Spanish NGO helps children learn with images in an increasingly visual online world
Miriam Reyes began her career as an architect, but became increasingly interested in education, particularly through the power of visual learning. Ninety per cent of the information we receive is visual, and the human brain processes images 60,000 times faster than text, she says. And plenty of studies show that visual learning makes a more enduring impression on memory.
In a world that is increasingly saturated with visual communication, Miriam wondered why schools weren’t doing more to teach children with images. She also wondered if a visual approach to education could further the goals of inclusion, so that children with learning difficulties could be part of the same classroom experience.
Her answer was to create Aprendices Visuales, or Visual Learning, a Seville-based non-profit organisation that she cofounded with Amélie Mariage in 2012. Aprendices Visuales has reached more than one million students with its books and apps, which are available in five languages. About 35 000 people have taken some training courses through the Aprendices Visuales online platform. The organisation won first prize in the 2016 Social Innovation Tournament, organised by the European Investment Bank Institute to promote creative responses to societal problems.
A complementary approach
The topic of visual learning so engaged Miriam that she is pursuing an advanced degree in education to help her understand how children are taught now and to refine Aprendices Visuales’ ideas. Miriam and Amélie began by creating image-rich books and digital apps to teach children everything from how to brush their teeth to understanding emotions and solving math problems. They created a website, put the curriculum online, and teachers introduced it in schools.
“Normally in school there’s a lot of verbal communication,” Miriam says. “What we are doing is adding a complement with visual tools that really help children learn faster. Each of the tools focusses on a different thing. For example, making them more autonomous, or helping them learn to read in a different way because they are seeing images and words in a complementary way”.
Part of the motivation of Aprendices Visuales has been to help children with learning difficulties or conditions like autism to learn more easily, and to be able to integrate in classrooms that include all students, Miriam says. Many children with autism, for example, are much more responsive to information provided visually.
“What we found out was that children were super happy and super focused and stayed connected with these books, because they could read even if they weren’t reading letters,” she says. “The teachers told us they were using the Aprendices Visuales curriculum as an inclusive tool, because it worked with all of the children”.

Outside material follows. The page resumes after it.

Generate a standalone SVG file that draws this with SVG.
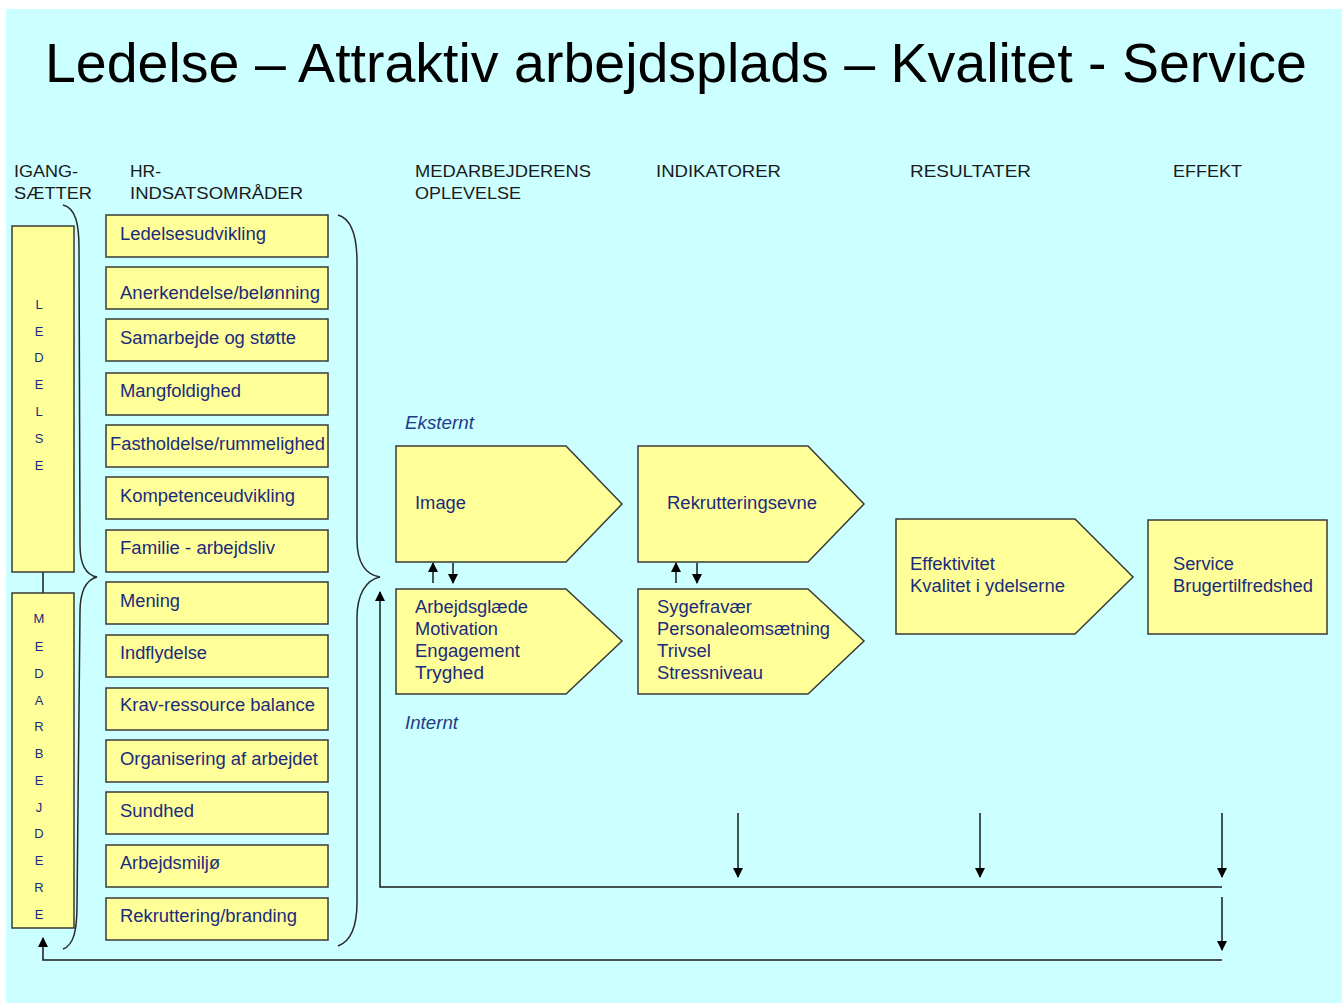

Transforming whole schools
Aprendices Visuales’ philosophy has been winning converts. Thirty schools in Spain have committed to adopting a comprehensive visual approach to education, not only in curriculum, but in things like the labels outside rooms (showing a picture of books outside the library, for example, or a group of teachers at a table outside the teachers’ lounge), and a visual daily schedule, showing activities by the hour.
Samuel Sánchez Forner, director of the CP El Bosquín school in the Asturias province of Spain, is a supporter of this approach. He has overseen the introduction of a visual curriculum and an inclusive approach to teaching all children. One of the first things the school did was to adapt the signage in the building, so that even children who couldn’t read yet could find their way easily.

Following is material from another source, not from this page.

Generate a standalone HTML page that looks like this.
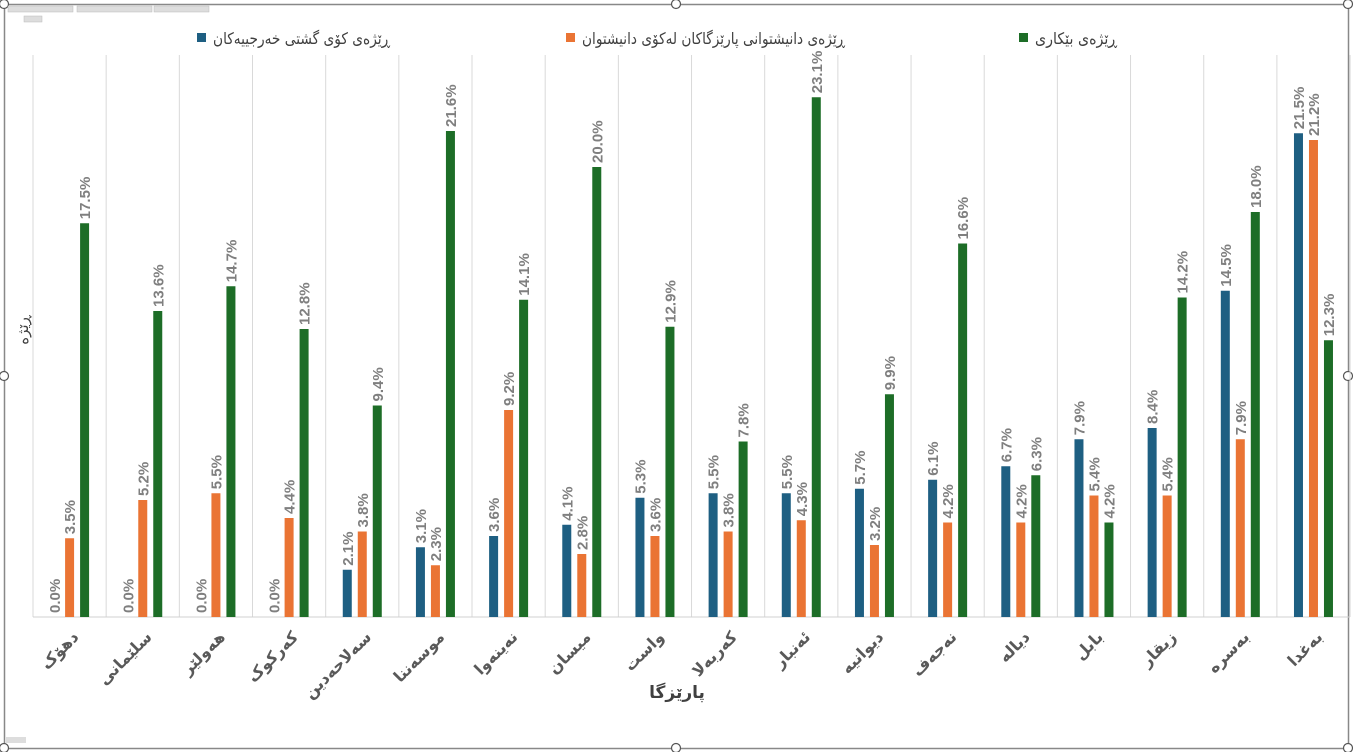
<!DOCTYPE html>
<html><head><meta charset="utf-8">
<style>
body{margin:0;background:#fff;width:1353px;height:752px;overflow:hidden;font-family:"Liberation Sans","DejaVu Sans",sans-serif;}
svg{position:absolute;left:0;top:0}
</style></head><body>
<svg id="s" width="1353" height="752" xmlns="http://www.w3.org/2000/svg"></svg>
<script>
const s=document.getElementById('s');
let h='';
h+='<rect x="4.5" y="4.5" width="1344" height="744" fill="none" stroke="#888" stroke-width="1.5"/>';
[[4,4],[676,4],[1348,4],[4,376],[1348,376],[4,748],[676,748],[1348,748]].forEach(p=>h+=`<circle cx="${p[0]}" cy="${p[1]}" r="4.5" fill="#fff" stroke="#555" stroke-width="1.2"/>`);
[[8,6,65],[77,6,75],[154,6,55],[24,16,18]].forEach(b=>h+=`<rect x="${b[0]}" y="${b[1]}" width="${b[2]}" height="6" fill="#ddd" stroke="#bbb" stroke-width="0.5"/>`);
h+='<rect x="6" y="737" width="20" height="6" fill="#ddd"/>';
const L=33,W=73.17,base=617,k=22.5;
for(let i=0;i<=18;i++){const x=L+i*W;h+=`<line x1="${x}" y1="55" x2="${x}" y2="${base}" stroke="#d9d9d9"/>`;}
h+=`<line x1="${L}" y1="${base}" x2="1350" y2="${base}" stroke="#d0d0d0"/>`;
const names=["دهۆک","سلێمانی","هەولێر","کەرکوک","سەلاحەدین","موسەننا","نەینەوا","میسان","واست","کەربەلا","ئەنبار","دیوانیە","نەجەف","دیالە","بابل","زیقار","بەسرە","بەغدا"];
const d=[[0,3.5,17.5],[0,5.2,13.6],[0,5.5,14.7],[0,4.4,12.8],[2.1,3.8,9.4],[3.1,2.3,21.6],[3.6,9.2,14.1],[4.1,2.8,20.0],[5.3,3.6,12.9],[5.5,3.8,7.8],[5.5,4.3,23.1],[5.7,3.2,9.9],[6.1,4.2,16.6],[6.7,4.2,6.3],[7.9,5.4,4.2],[8.4,5.4,14.2],[14.5,7.9,18.0],[21.5,21.2,12.3]];
const col=["#1e5f82","#ea7434","#1d6d27"];
d.forEach((r,i)=>{const c=L+i*W+W/2;
 r.forEach((v,j)=>{const cx=c+(j-1)*15,top=base-v*k;
  if(v>0)h+=`<rect x="${cx-4.5}" y="${top}" width="9" height="${v*k}" fill="${col[j]}"/>`;
  h+=`<text transform="translate(${cx+5.5},${top-4}) rotate(-90)" font-size="15" font-weight="bold" fill="#7f7f7f">${v.toFixed(1)}%</text>`;
 });
 h+=`<text transform="translate(${c+10},${638}) rotate(-45)" text-anchor="end" font-size="16" font-weight="bold" fill="#595959" font-family="DejaVu Sans,sans-serif">${names[i]}</text>`;
});
h+='<text x="677" y="698" text-anchor="middle" font-size="17" font-weight="bold" fill="#404040" font-family="DejaVu Sans,sans-serif">پارێزگا</text>';
h+='<text transform="translate(28,330) rotate(-90)" text-anchor="middle" font-size="15" fill="#404040" font-family="DejaVu Sans,sans-serif">ڕێژە</text>';
const lg=[[197,390,"ڕێژەی کۆی گشتی خەرجییەکان",0],[566,845,"ڕێژەی دانیشتوانی پارێزگاکان لەکۆی دانیشتوان",1],[1019,1117,"ڕێژەی بێکاری",2]];
lg.forEach(g=>{h+=`<rect x="${g[0]}" y="33" width="9" height="9" fill="${col[g[3]]}"/>`;
 h+=`<text x="${(g[0]+16+g[1])/2}" y="44" text-anchor="middle" font-size="16" fill="#404040" font-family="DejaVu Sans,sans-serif" textLength="${g[1]-g[0]-16}" lengthAdjust="spacingAndGlyphs">${g[2]}</text>`;});
s.innerHTML=h;
</script>
</body></html>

Aprendices Visuales’ programme “has been an indispensable guide to signposting our centre, and it has represented the first step towards this transformation into an inclusive school,” he says.
Aprendices Visuales is a non-profit organisation, but it charges small fees for its training programmes. The online signposting training for a school costs €29, for example. The organisation has grants to pay for the trainings for schools or teachers who can’t afford them. Twenty books and apps are available free on the company’s website and, since the COVID-19 crisis began, the organisation has been trying to distribute its free materials as broadly as possible to help schools and parents dealing with remote learning.
Miriam says the next step for Aprendices Visuales is to expand its programme of helping schools use visual learning throughout their classrooms and buildings. “For us, sustainability and impact are at the centre of our approaches,” Miriam says. “At the end, what we see is a lot of children really need this transformation in their schools, and that’s what we’re focusing on.”
Miriam says visual learning is even more important as a tool now because of the digital revolution. Adults and children alike are bombarded with thousands of images every day through the devices in our pockets and on our desks. “These children are growing up in a society that is much more visual than it was 20 years ago,” Miriam says. “So the fact that they need these tools is not surprising. It’s their reality”.